Kourdakov when he had this leadership role was highly effective and made sure that things were done, and that the other cadets were in order. But he was terribly harsh, and punished the cadets severely if they did something wrong, he also pressured them severely. A lot of these cadets could not handle the pressure and the punishments, and many quit or committed suicide. The academy and Kourdakov covered up these suicides by saying that these deaths were caused by other reasons such as falling while drunk(alcoholism was a problem in the navy at the time, and in Russia), to protect the academy’s reputation.

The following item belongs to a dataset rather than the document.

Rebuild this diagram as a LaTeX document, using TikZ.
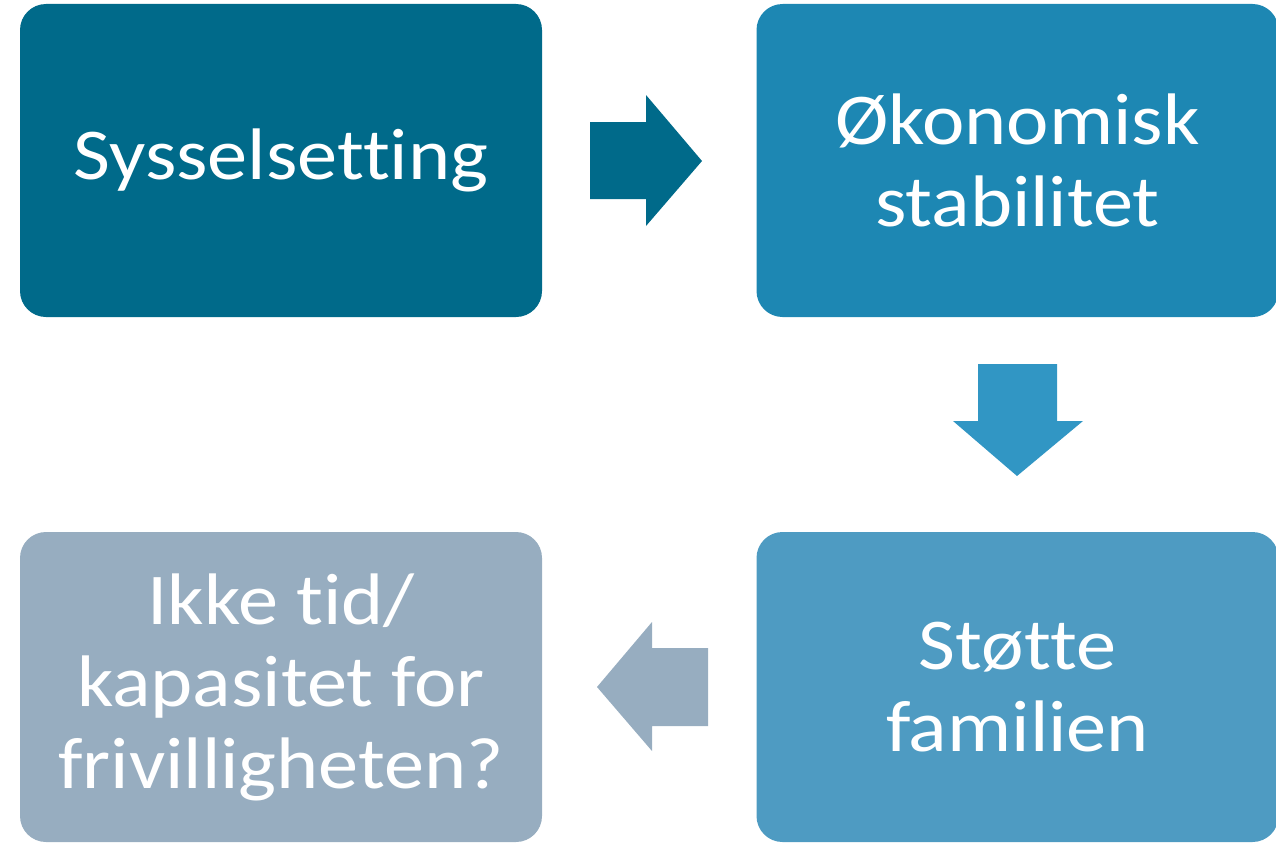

The reasons why I think Kourdakov failed this assignment? The first reason why I think he failed this assignment is the fact that he was not a good leader. He did get things done, and was able to “control” and severely “punish” the cadets, but he did not care or lead them about those cadets, whatsoever; which was not good leadership because to be a leader you have to consider the people you are leading, to listen to them, support them, help them, etc. But he just wanted to rise up. The second and final reason why I think that Kourdakov failed this assignment relates to the first reason. He wanted to rise up himself, no matter the cost. He also seeked power, and dominance. Which is one of the main reasons why he did not care for those cadets whatsoever and had no problem inflicting severe punishment, because as long as he rose up it was fine. Also him lying about the suicides further proves that he did not care for those cadets and just wanted to rise higher in rank, by saving his and the academy’s reputation.

In summary Kourdakov failed his leadership role or assignment because he was a poor leader, who used his leadership position for his personal gains, and he harshly punished the other cadets to the point that many quit or committed suicide. Also he used the position to rise up himself, not to lead and help the other cadets to rise up also.